Plot hole: Obviously, tooth fairies are real, in this movie at least. During the movie, Derek has to retrieve each child's tooth and put money under the pillow. He's paged as soon as the kid loses the tooth, since he often has to wait till the kid goes to bed before intervening, and he is required to do it as soon as possible. But parents are doing the same, and at one point in the movie Derek actually stops a dad that just did the swap and extorts the tooth from him. That of course creates a parodox: the majority of parents in the world apparently have been subjected for centuries to the freak occurrence of finding already under their pillows mysterious money and their children's baby teeth missing as they go do the deed themselves. You can't have both the fairy and the parent do the same task.
Suggested correction: This is part of the suspension of disbelief for holiday movies like this. Doing this means you would have to apply the exact same logic to every Christmas movie depicting Santa as real leaving presents for children when the parents would just see gifts appear they didn't leave behind.
I thought the same, but the thing is, it's all left to the imagination, for instance you can assume there's some "magic" that makes the parents forget everything and just assume they bought the gifts themselves even if they did not. If they meet Santa, it's considered a special deal, and its consequences are not shown, so it all stops here. Not here, here there are specific magic devices (a magic dust of forgetfulness exactly to erase memory of what happened, for instance) that in this encounter is not used by The Rock. So this movie is awfully specific about the interaction between the magical agents and whatnot, to the point that they need to erase their traces and not be spotted, but those rules don't make internal sense. Had they said nothing about it, I would have just assumed it was like every Santa movie as you mentioned, where it is not presented by the movie itself as an issue with contradictory solutions.
Plot hole: When Dylan enters the vampire Vargas's bedroom to interrogate him, Dylan frequently steps away from the door to let sunlight in to burn Vargas, so that Vargas will cooperate with the interrogation. Vargas is in his bed and could easily cover himself with his sheets to block the sunlight, but never does.
Plot hole: Milo and Nicole go to the club and ask for John. After failing to convince the woman that he works in the senate for Kansas, the woman looks at him and calls him 'Senator' but calls Nicole 'Mrs Boyd'. There was no mention any of their names (even though Milo's surname is Boyd). If the woman calls Nicole Mrs Boyd, she surely must know Milo and that Nicole was his wife.

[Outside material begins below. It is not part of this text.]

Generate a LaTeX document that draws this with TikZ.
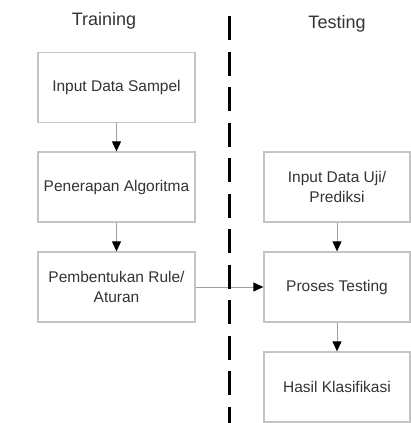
\documentclass[tikz,border=0pt]{standalone}
\usepackage{fontspec}
\setmainfont{Liberation Sans}
\usetikzlibrary{arrows.meta,positioning}
\definecolor{boxgray}{HTML}{C4C4C4}
\definecolor{txtgray}{HTML}{333333}
\begin{document}
\begin{tikzpicture}[x=1pt, y=-1pt, font=\fontsize{15.5}{19.5}\selectfont,
  stepbox/.style={draw=boxgray, line width=1.3pt, text=txtgray, align=center, minimum height=70pt, inner sep=2pt},
  flow/.style={draw=gray!75, line width=1pt, -{Triangle[length=10pt,width=9pt,black]}}]
\useasboundingbox (0,0) rectangle (411,423);
%titles
\node[anchor=base, font=\fontsize{18}{21}\selectfont, text=txtgray] (train) at (104,25) {Training};
\node[anchor=base, font=\fontsize{18}{21}\selectfont, text=txtgray] (test) at (337,28) {Testing};
%training boxes
\node[stepbox, minimum width=157pt] (sampel) at (116.5,87.5) {Input Data Sampel};
\node[stepbox, minimum width=157pt] (algo) at (116.5,187) {Penerapan Algoritma};
\node[stepbox, minimum width=157pt] (rule) at (116.5,287) {Pembentukan Rule/\\Aturan};
%testing boxes
\node[stepbox, minimum width=146pt] (uji) at (337,187) {Input Data Uji/\\Prediksi};
\node[stepbox, minimum width=146pt] (proses) at (337,287) {Proses Testing};
\node[stepbox, minimum width=146pt] (hasil) at (337,387) {Hasil Klasifikasi};
%arrows
\draw[flow] (sampel) -- (algo);
\draw[flow] (algo) -- (rule);
\draw[flow] (rule) -- (proses);
\draw[flow] (uji) -- (proses);
\draw[flow] (proses) -- (hasil);
%separator
\draw[line width=3pt, dash pattern=on 24pt off 11.5pt] (229,16) -- (229,423);
\end{tikzpicture}
\end{document}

Suggested correction: The scene starts with the membership director telling them the club is closed for a private event, so we don't see them enter and what they say to her. They obviously cut straight to this part to cut out time. But Milo and Nicole would have given her their names so she could check to see if they're members or on the list.
Plot hole: When Moses comes to Sarah, a wet team arrives. Then, when Sarah gets free in the hotel and makes a 911 call, Cooper is on the plane and talks on the phone with someone about cheques and gets a notification about the 911 call. He comments why no one thought about that and asks the pilot to turn around. So who sent the wet team earlier?